- **Information provided**:

___

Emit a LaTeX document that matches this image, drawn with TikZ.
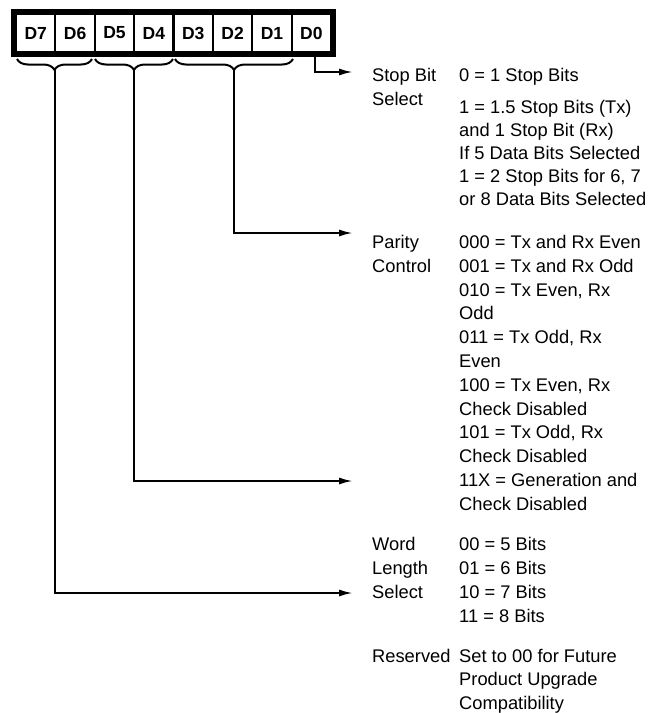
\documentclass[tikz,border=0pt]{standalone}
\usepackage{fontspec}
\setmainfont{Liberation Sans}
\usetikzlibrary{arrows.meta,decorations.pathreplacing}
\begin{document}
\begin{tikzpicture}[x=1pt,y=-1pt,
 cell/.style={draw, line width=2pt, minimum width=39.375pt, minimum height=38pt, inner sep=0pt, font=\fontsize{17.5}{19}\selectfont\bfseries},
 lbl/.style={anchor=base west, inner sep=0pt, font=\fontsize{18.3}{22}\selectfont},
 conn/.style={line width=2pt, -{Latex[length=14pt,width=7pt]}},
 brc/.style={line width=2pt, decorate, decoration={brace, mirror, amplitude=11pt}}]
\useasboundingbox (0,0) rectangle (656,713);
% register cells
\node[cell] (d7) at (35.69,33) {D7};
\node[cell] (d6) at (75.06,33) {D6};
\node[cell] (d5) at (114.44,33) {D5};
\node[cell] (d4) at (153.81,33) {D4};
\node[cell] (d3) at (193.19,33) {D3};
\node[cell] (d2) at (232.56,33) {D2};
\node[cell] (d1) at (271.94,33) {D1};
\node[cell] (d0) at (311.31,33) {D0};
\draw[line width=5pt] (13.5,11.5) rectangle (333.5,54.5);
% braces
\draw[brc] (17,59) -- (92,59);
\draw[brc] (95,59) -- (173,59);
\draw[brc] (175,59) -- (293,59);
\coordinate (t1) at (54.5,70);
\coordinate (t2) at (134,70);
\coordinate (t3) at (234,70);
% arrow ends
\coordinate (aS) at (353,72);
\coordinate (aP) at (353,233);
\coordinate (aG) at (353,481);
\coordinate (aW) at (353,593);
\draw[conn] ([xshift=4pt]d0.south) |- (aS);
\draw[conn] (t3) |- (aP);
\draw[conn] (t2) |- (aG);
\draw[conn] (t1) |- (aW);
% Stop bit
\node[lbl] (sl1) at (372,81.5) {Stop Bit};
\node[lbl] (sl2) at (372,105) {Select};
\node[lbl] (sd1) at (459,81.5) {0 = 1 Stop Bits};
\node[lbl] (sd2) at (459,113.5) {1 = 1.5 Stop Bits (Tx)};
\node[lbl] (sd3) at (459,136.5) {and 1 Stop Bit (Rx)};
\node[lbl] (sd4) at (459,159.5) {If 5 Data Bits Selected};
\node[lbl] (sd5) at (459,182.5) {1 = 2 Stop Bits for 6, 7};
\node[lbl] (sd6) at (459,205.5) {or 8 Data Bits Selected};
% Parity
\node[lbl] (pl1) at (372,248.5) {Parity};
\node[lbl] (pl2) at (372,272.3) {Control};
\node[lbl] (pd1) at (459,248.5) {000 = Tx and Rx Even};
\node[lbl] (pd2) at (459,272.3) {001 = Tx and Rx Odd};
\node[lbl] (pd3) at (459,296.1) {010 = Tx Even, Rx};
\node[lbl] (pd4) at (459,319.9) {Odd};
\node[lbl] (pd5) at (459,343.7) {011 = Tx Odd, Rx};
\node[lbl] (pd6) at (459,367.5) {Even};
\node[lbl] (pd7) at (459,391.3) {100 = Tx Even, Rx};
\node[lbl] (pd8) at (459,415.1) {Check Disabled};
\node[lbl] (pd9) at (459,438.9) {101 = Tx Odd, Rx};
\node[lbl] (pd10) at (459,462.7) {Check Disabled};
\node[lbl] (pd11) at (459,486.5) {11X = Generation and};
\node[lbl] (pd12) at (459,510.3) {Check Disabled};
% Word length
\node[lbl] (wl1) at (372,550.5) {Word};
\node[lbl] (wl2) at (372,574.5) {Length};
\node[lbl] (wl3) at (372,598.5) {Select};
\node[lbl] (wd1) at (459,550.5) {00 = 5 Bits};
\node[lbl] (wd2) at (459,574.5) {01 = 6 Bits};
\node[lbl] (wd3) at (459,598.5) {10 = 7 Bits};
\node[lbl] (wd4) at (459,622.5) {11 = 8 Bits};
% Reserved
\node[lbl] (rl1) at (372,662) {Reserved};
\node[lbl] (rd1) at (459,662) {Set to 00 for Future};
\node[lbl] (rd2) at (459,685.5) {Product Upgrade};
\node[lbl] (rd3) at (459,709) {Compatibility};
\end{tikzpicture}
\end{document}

___

- **Task to complete**:
Repeat the material exactly as it reads, without any of its pictures.

- **Task answer**:
Emit a LaTeX document that matches this image, drawn with TikZ.
\documentclass[tikz,border=0pt]{standalone}
\usepackage{fontspec}
\setmainfont{Liberation Sans}
\usetikzlibrary{arrows.meta,decorations.pathreplacing}
\begin{document}
\begin{tikzpicture}[x=1pt,y=-1pt,
 cell/.style={draw, line width=2pt, minimum width=39.375pt, minimum height=38pt, inner sep=0pt, font=\fontsize{17.5}{19}\selectfont\bfseries},
 lbl/.style={anchor=base west, inner sep=0pt, font=\fontsize{18.3}{22}\selectfont},
 conn/.style={line width=2pt, -{Latex[length=14pt,width=7pt]}},
 brc/.style={line width=2pt, decorate, decoration={brace, mirror, amplitude=11pt}}]
\useasboundingbox (0,0) rectangle (656,713);
% register cells
\node[cell] (d7) at (35.69,33) {D7};
\node[cell] (d6) at (75.06,33) {D6};
\node[cell] (d5) at (114.44,33) {D5};
\node[cell] (d4) at (153.81,33) {D4};
\node[cell] (d3) at (193.19,33) {D3};
\node[cell] (d2) at (232.56,33) {D2};
\node[cell] (d1) at (271.94,33) {D1};
\node[cell] (d0) at (311.31,33) {D0};
\draw[line width=5pt] (13.5,11.5) rectangle (333.5,54.5);
% braces
\draw[brc] (17,59) -- (92,59);
\draw[brc] (95,59) -- (173,59);
\draw[brc] (175,59) -- (293,59);
\coordinate (t1) at (54.5,70);
\coordinate (t2) at (134,70);
\coordinate (t3) at (234,70);
% arrow ends
\coordinate (aS) at (353,72);
\coordinate (aP) at (353,233);
\coordinate (aG) at (353,481);
\coordinate (aW) at (353,593);
\draw[conn] ([xshift=4pt]d0.south) |- (aS);
\draw[conn] (t3) |- (aP);
\draw[conn] (t2) |- (aG);
\draw[conn] (t1) |- (aW);
% Stop bit
\node[lbl] (sl1) at (372,81.5) {Stop Bit};
\node[lbl] (sl2) at (372,105) {Select};
\node[lbl] (sd1) at (459,81.5) {0 = 1 Stop Bits};
\node[lbl] (sd2) at (459,113.5) {1 = 1.5 Stop Bits (Tx)};
\node[lbl] (sd3) at (459,136.5) {and 1 Stop Bit (Rx)};
\node[lbl] (sd4) at (459,159.5) {If 5 Data Bits Selected};
\node[lbl] (sd5) at (459,182.5) {1 = 2 Stop Bits for 6, 7};
\node[lbl] (sd6) at (459,205.5) {or 8 Data Bits Selected};
% Parity
\node[lbl] (pl1) at (372,248.5) {Parity};
\node[lbl] (pl2) at (372,272.3) {Control};
\node[lbl] (pd1) at (459,248.5) {000 = Tx and Rx Even};
\node[lbl] (pd2) at (459,272.3) {001 = Tx and Rx Odd};
\node[lbl] (pd3) at (459,296.1) {010 = Tx Even, Rx};
\node[lbl] (pd4) at (459,319.9) {Odd};
\node[lbl] (pd5) at (459,343.7) {011 = Tx Odd, Rx};
\node[lbl] (pd6) at (459,367.5) {Even};
\node[lbl] (pd7) at (459,391.3) {100 = Tx Even, Rx};
\node[lbl] (pd8) at (459,415.1) {Check Disabled};
\node[lbl] (pd9) at (459,438.9) {101 = Tx Odd, Rx};
\node[lbl] (pd10) at (459,462.7) {Check Disabled};
\node[lbl] (pd11) at (459,486.5) {11X = Generation and};
\node[lbl] (pd12) at (459,510.3) {Check Disabled};
% Word length
\node[lbl] (wl1) at (372,550.5) {Word};
\node[lbl] (wl2) at (372,574.5) {Length};
\node[lbl] (wl3) at (372,598.5) {Select};
\node[lbl] (wd1) at (459,550.5) {00 = 5 Bits};
\node[lbl] (wd2) at (459,574.5) {01 = 6 Bits};
\node[lbl] (wd3) at (459,598.5) {10 = 7 Bits};
\node[lbl] (wd4) at (459,622.5) {11 = 8 Bits};
% Reserved
\node[lbl] (rl1) at (372,662) {Reserved};
\node[lbl] (rd1) at (459,662) {Set to 00 for Future};
\node[lbl] (rd2) at (459,685.5) {Product Upgrade};
\node[lbl] (rd3) at (459,709) {Compatibility};
\end{tikzpicture}
\end{document}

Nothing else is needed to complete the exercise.